It seems that Karzai finds himself in an impossible situation. He no longer believes that the US can defeat the Taliban and make his government secure by force, and he seems fed up with Americans and NATO, but were he to order western forces out of the country he might fall from power within days.
His worldview now is decidedly anti-Western. When I spoke with him earlier this month at the presidential palace in Kabul, Karzai told me that the US has been unable to bring peace to Afghanistan or to secure cooperation from Pakistan, which continues to give sanctuary to the Taliban. He rejects the barrage of US criticism at his government on issues like corruption and poor administration and says the original sin of all these faults lies with the Americans.
Lasting nearly two hours, my off-the-record conversation with Karzai was vigorous, and at times I strongly pushed back, reminding him of his past commitments and his professed support for such ideals such as transparent democracy—ideals that he had stressed in numerous earlier interviews with me and others. But this time he rejected every argument. By the end of our talk, it was quite clear to me that his views on global events, on the future course of NATO’s military surge in southern Afghanistan, and on nation building efforts throughout his country have undergone a sea change.

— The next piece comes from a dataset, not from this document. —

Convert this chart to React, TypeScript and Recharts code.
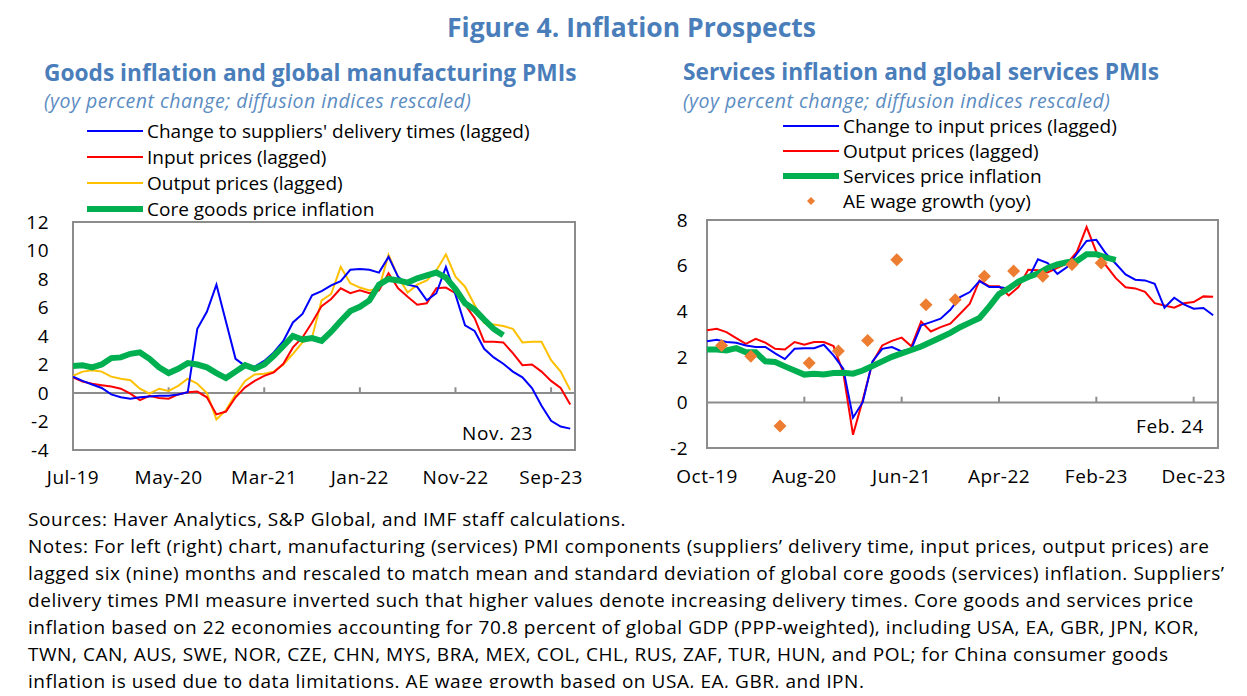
import React from 'react';
import {
    ComposedChart,
    Line,
    Scatter,
    XAxis,
    YAxis,
    ReferenceLine,
    ReferenceArea,
} from 'recharts';

// Left panel: monthly, Jul-19 .. Nov-23
const goodsTickLabels = ['Jul-19', 'May-20', 'Mar-21', 'Jan-22', 'Nov-22', 'Sep-23'];
const goodsDelivery = [
    1.15, 0.85, 0.6, 0.35, -0.1, -0.3, -0.4, -0.3, -0.25, -0.2, -0.2, -0.1, 0.05, 4.5, 5.7, 7.6, 5.0, 2.4,
    1.9, 1.85, 2.25, 2.85, 3.65, 4.95, 5.55, 6.85, 7.15, 7.55, 7.85, 8.65, 8.7, 8.65, 8.45, 9.55, 8.15,
    7.6, 7.45, 6.5, 7.0, 8.85, 6.9, 4.75, 4.35, 3.1, 2.5, 2.05, 1.5, 1.1, 0.35, -0.9, -1.95, -2.35, -2.5,
];
const goodsInput = [
    1.1, 0.8, 0.65, 0.55, 0.45, 0.3, -0.05, -0.5, -0.2, -0.35, -0.4, -0.1, 0.05, 0.1, -0.3, -1.5, -1.3, -0.3,
    0.4, 0.85, 1.2, 1.45, 2.05, 3.2, 3.9, 4.95, 6.1, 6.6, 7.35, 7.0, 7.2, 7.0, 7.2, 8.4, 7.35,
    6.75, 6.2, 6.3, 7.35, 7.4, 7.0, 6.2, 5.25, 3.6, 3.6, 3.55, 2.8, 1.95, 2.0, 1.5, 0.85, 0.35, -0.8,
];
const goodsOutput = [
    1.2, 1.5, 1.6, 1.5, 1.15, 1.0, 0.9, 0.3, -0.05, 0.3, 0.15, 0.5, 1.0, 0.65, 0.0, -1.85, -1.2, -0.1,
    0.85, 1.3, 1.35, 1.5, 2.0, 2.75, 3.55, 3.9, 6.5, 6.95, 8.85, 7.7, 7.4, 7.2, 7.35, 9.7, 8.15,
    7.05, 7.6, 7.9, 8.6, 9.73, 8.16, 7.46, 6.18, 4.9, 4.8, 4.7, 4.5, 3.55, 3.6, 3.6, 2.3, 1.5, 0.2,
];
const coreGoods = [
    1.9, 1.95, 1.8, 2.0, 2.45, 2.5, 2.75, 2.85, 2.4, 1.8, 1.4, 1.7, 2.1, 2.0, 1.8, 1.4, 1.05, 1.5,
    1.95, 1.7, 2.0, 2.6, 3.3, 4.0, 3.75, 3.85, 3.65, 4.3, 5.05, 5.75, 6.05, 6.5, 7.6, 8.0, 7.9,
    7.75, 8.05, 8.25, 8.45, 8.1, 7.3, 6.3, 5.85, 5.15, 4.5, 4.05,
];

// Right panel: monthly, Oct-19 .. Feb-24
const servicesTickLabels = ['Oct-19', 'Aug-20', 'Jun-21', 'Apr-22', 'Feb-23', 'Dec-23'];
const servicesInput = [
    2.68, 2.75, 2.65, 2.62, 2.5, 2.43, 2.43, 2.15, 1.9, 2.35, 2.38, 2.38, 2.53, 2.06, 1.48, -0.67, 0.01, 1.8,
    2.35, 2.43, 2.24, 2.35, 3.38, 3.52, 3.67, 4.06, 4.62, 4.84, 5.32, 5.06, 5.06, 4.99, 5.35, 5.42, 6.28,
    6.11, 5.64, 5.94, 6.52, 7.08, 7.13, 6.52, 6.08, 5.61, 5.38, 5.35, 5.2, 4.15, 4.59, 4.3, 4.11, 4.14, 3.82,
];
const servicesOutput = [
    3.16, 3.23, 3.08, 2.82, 2.57, 2.79, 2.62, 2.35, 2.32, 2.65, 2.53, 2.65, 2.65, 2.47, 1.3, -1.42, 0.1, 1.75,
    2.5, 2.7, 2.84, 2.46, 3.55, 3.11, 3.3, 3.45, 3.89, 4.33, 5.35, 5.09, 5.09, 4.69, 5.06, 5.82, 5.8,
    5.7, 5.9, 6.1, 6.6, 7.69, 6.6, 6.0, 5.45, 5.05, 5.0, 4.85, 4.35, 4.25, 4.15, 4.35, 4.4, 4.65, 4.63,
];
const servicesInflation = [
    2.32, 2.32, 2.28, 2.38, 2.2, 2.2, 1.8, 1.77, 1.58, 1.4, 1.22, 1.26, 1.22, 1.29, 1.3, 1.26, 1.4, 1.6,
    1.8, 2.0, 2.15, 2.3, 2.45, 2.65, 2.85, 3.05, 3.3, 3.5, 3.7, 4.2, 4.75, 5.0, 5.3, 5.5, 5.65,
    5.9, 6.05, 6.15, 6.2, 6.5, 6.5, 6.35, 6.25,
];
// quarterly, Q4-19 .. Q1-23
const wageGrowth = [2.5, 2.02, -1.04, 1.73, 2.25, 2.72, 6.26, 4.28, 4.5, 5.53, 5.76, 5.53, 6.05, 6.11];

const goodsData = goodsDelivery.map((v, i) => ({
    i,
    delivery: v,
    input: goodsInput[i],
    output: goodsOutput[i],
    core: coreGoods[i],
}));
const servicesData = servicesInput.map((v, i) => ({
    i,
    input: v,
    output: servicesOutput[i],
    services: servicesInflation[i],
}));
// plotted at mid-quarter (months since Oct-19)
const wageData = wageGrowth.map((w, k) => ({ i: 3 * k + 1.5, wage: w }));

const tickIdx = [0, 10, 20, 30, 40, 50];
const FONT = '"Open Sans", "Noto Sans", sans-serif';
const BOX = '#8c8c8c';
const TITLE = '#4a7ebb';
const SUB = '#5b8cc2';

const Diamond = (props: any) => {
    const { cx, cy } = props;
    const r = 6.5;
    return <polygon points={`${cx},${cy - r} ${cx + r},${cy} ${cx},${cy + r} ${cx - r},${cy}`} fill="#ed7d31" />;
};

const abs = (left: number, top: number, extra: React.CSSProperties = {}): React.CSSProperties => ({
    position: 'absolute',
    left,
    top,
    whiteSpace: 'nowrap',
    ...extra,
});

const LegendRow = ({ x, y, color, width, text, diamond }: any) => (
    <div style={abs(x, y - 13, { height: 26, display: 'flex', alignItems: 'center', fontSize: 19, lineHeight: '26px' })}>
        <svg width={56} height={26} style={{ marginRight: 4 }}>
            {diamond ? (
                <polygon points="28,9 32,13 28,17 24,13" fill="#ed7d31" />
            ) : (
                <line x1={0} y1={13} x2={56} y2={13} stroke={color} strokeWidth={width} strokeLinecap={width > 3 ? 'round' : 'butt'} />
            )}
        </svg>
        <span>{text}</span>
    </div>
);

const notes = [
    'Notes: For left (right) chart, manufacturing (services) PMI components (suppliers\u2019 delivery time, input prices, output prices) are',
    'lagged six (nine) months and rescaled to match mean and standard deviation of global core goods (services) inflation. Suppliers\u2019',
    'delivery times PMI measure inverted such that higher values denote increasing delivery times. Core goods and services price',
    'inflation based on 22 economies accounting for 70.8 percent of global GDP (PPP-weighted), including USA, EA, GBR, JPN, KOR,',
    'TWN, CAN, AUS, SWE, NOR, CZE, CHN, MYS, BRA, MEX, COL, CHL, RUS, ZAF, TUR, HUN, and POL; for China consumer goods',
    'inflation is used due to data limitations. AE wage growth based on USA, EA, GBR, and JPN.',
];

const tickStyle = { fill: '#000', fontSize: 19, fontFamily: FONT, letterSpacing: 0.5 };
const noteStyle: React.CSSProperties = { fontSize: 19, letterSpacing: 0.55, lineHeight: '26px' };

const App: React.FC = () => {
    return (
        <div style={{ position: 'relative', width: 1247, height: 696, margin: -8, overflow: 'hidden', background: '#fff', fontFamily: FONT, color: '#000' }}>
            <div style={abs(6, 5, { width: 1260, height: 720, border: '2px solid #000' })} />

            <div style={abs(447, 10, { fontSize: 26.5, fontWeight: 700, color: TITLE, lineHeight: '34px' })}>
                Figure 4. Inflation Prospects
            </div>

            <div style={abs(44, 58, { fontSize: 22.7, fontWeight: 700, color: TITLE, lineHeight: '30px' })}>
                Goods inflation and global manufacturing PMIs
            </div>
            <div style={abs(44, 88, { fontSize: 19.5, fontStyle: 'italic', color: SUB, lineHeight: '26px', letterSpacing: 0.5 })}>
                (yoy percent change; diffusion indices rescaled)
            </div>
            <div style={abs(683, 57, { fontSize: 22.7, fontWeight: 700, color: TITLE, lineHeight: '30px' })}>
                Services inflation and global services PMIs
            </div>
            <div style={abs(683, 88, { fontSize: 19.5, fontStyle: 'italic', color: SUB, lineHeight: '26px', letterSpacing: 0.5 })}>
                (yoy percent change; diffusion indices rescaled)
            </div>

            <LegendRow x={87} y={131} color="#0000ff" width={2} text="Change to suppliers' delivery times (lagged)" />
            <LegendRow x={87} y={157} color="#ff0000" width={2} text="Input prices (lagged)" />
            <LegendRow x={87} y={183} color="#ffc000" width={2} text="Output prices (lagged)" />
            <LegendRow x={87} y={209} color="#00b050" width={6} text="Core goods price inflation" />

            <LegendRow x={783} y={126} color="#0000ff" width={2} text="Change to input prices (lagged)" />
            <LegendRow x={783} y={151} color="#ff0000" width={2} text="Output prices (lagged)" />
            <LegendRow x={783} y={176} color="#00b050" width={6} text="Services price inflation" />
            <LegendRow x={783} y={201} diamond text="AE wage growth (yoy)" />

            <div style={abs(0, 200)}>
                <ComposedChart width={600} height={300} data={goodsData} margin={{ top: 22, right: 25, bottom: 20, left: 0 }}>
                    <XAxis
                        type="number"
                        dataKey="i"
                        domain={[0, 52.5]}
                        allowDataOverflow
                        ticks={tickIdx}
                        tickFormatter={(v: number) => goodsTickLabels[v / 10]}
                        axisLine={false}
                        tickLine={false}
                        tickSize={0}
                        tickMargin={21}
                        height={30}
                        tick={tickStyle}
                        interval={0}
                    />
                    <YAxis
                        type="number"
                        domain={[-4, 12]}
                        ticks={[-4, -2, 0, 2, 4, 6, 8, 10, 12]}
                        axisLine={false}
                        tickLine={false}
                        tickSize={0}
                        tickMargin={24}
                        width={73}
                        tick={tickStyle}
                        interval={0}
                    />
                    <ReferenceArea x1={0} x2={52.5} y1={-4} y2={12} fill="none" stroke={BOX} strokeWidth={2} />
                    <ReferenceLine y={0} stroke={BOX} strokeWidth={2} />
                    {tickIdx.slice(1).map((t) => (
                        <ReferenceLine key={t} segment={[{ x: t, y: 0 }, { x: t, y: 0.4 }]} stroke={BOX} strokeWidth={2} />
                    ))}
                    <Line dataKey="output" stroke="#ffc000" strokeWidth={2} dot={false} isAnimationActive={false} />
                    <Line dataKey="input" stroke="#ff0000" strokeWidth={2} dot={false} isAnimationActive={false} />
                    <Line dataKey="delivery" stroke="#0000ff" strokeWidth={2} dot={false} isAnimationActive={false} />
                    <Line dataKey="core" stroke="#00b050" strokeWidth={6} dot={false} isAnimationActive={false} />
                </ComposedChart>
            </div>
            <div style={abs(462, 420, { ...noteStyle, letterSpacing: 0.6 })}>Nov. 23</div>

            <div style={abs(620, 200)}>
                <ComposedChart width={620} height={300} data={servicesData} margin={{ top: 20, right: 22, bottom: 22, left: 0 }}>
                    <XAxis
                        type="number"
                        dataKey="i"
                        domain={[0, 52.5]}
                        allowDataOverflow
                        ticks={tickIdx}
                        tickFormatter={(v: number) => servicesTickLabels[v / 10]}
                        axisLine={false}
                        tickLine={false}
                        tickSize={0}
                        tickMargin={22}
                        height={30}
                        tick={tickStyle}
                        interval={0}
                    />
                    <YAxis
                        type="number"
                        domain={[-2, 8]}
                        ticks={[-2, 0, 2, 4, 6, 8]}
                        axisLine={false}
                        tickLine={false}
                        tickSize={0}
                        tickMargin={19}
                        width={87}
                        tick={tickStyle}
                        interval={0}
                    />
                    <ReferenceArea x1={0} x2={52.5} y1={-2} y2={8} fill="none" stroke={BOX} strokeWidth={2} />
                    <ReferenceLine y={0} stroke={BOX} strokeWidth={2} />
                    {tickIdx.slice(1).map((t) => (
                        <ReferenceLine key={t} segment={[{ x: t, y: 0 }, { x: t, y: 0.25 }]} stroke={BOX} strokeWidth={2} />
                    ))}
                    <Line dataKey="output" stroke="#ff0000" strokeWidth={2} dot={false} isAnimationActive={false} />
                    <Line dataKey="input" stroke="#0000ff" strokeWidth={2} dot={false} isAnimationActive={false} />
                    <Line dataKey="services" stroke="#00b050" strokeWidth={6} dot={false} isAnimationActive={false} />
                    <Scatter data={wageData} dataKey="wage" shape={Diamond} isAnimationActive={false} />
                </ComposedChart>
            </div>
            <div style={abs(1136, 413, { ...noteStyle, letterSpacing: 0.6 })}>Feb. 24</div>

            <div style={abs(28, 506, noteStyle)}>
                Sources: Haver Analytics, S&amp;P Global, and IMF staff calculations.
            </div>
            {notes.map((n, k) => (
                <div key={k} style={abs(28, 533 + 27 * k, noteStyle)}>
                    {n}
                </div>
            ))}
        </div>
    );
};

export default App;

His single overriding aim now is making peace with the Taliban and ending the war—and he is convinced it will help resolve all the other problems he faces, such as corruption, bad governance, and the lack of an administration. . . .He no longer supports the war on terrorism as defined by Washington and says that the current military surge in the south by the United States and its NATO allies is unhelpful because it relies on body counts of dead Taliban as a measure of progress against the insurgency, which to many would be a throwback to Vietnam and a contradiction of Petraeus’s new counterinsurgency theory to win over the people. In particular he wants an immediate end to the night raids conducted by US Special Operations forces—a demand that has put him in direct conflict with US commander General David Petraeus.
I can't see how this ends well for anyone but the Taliban.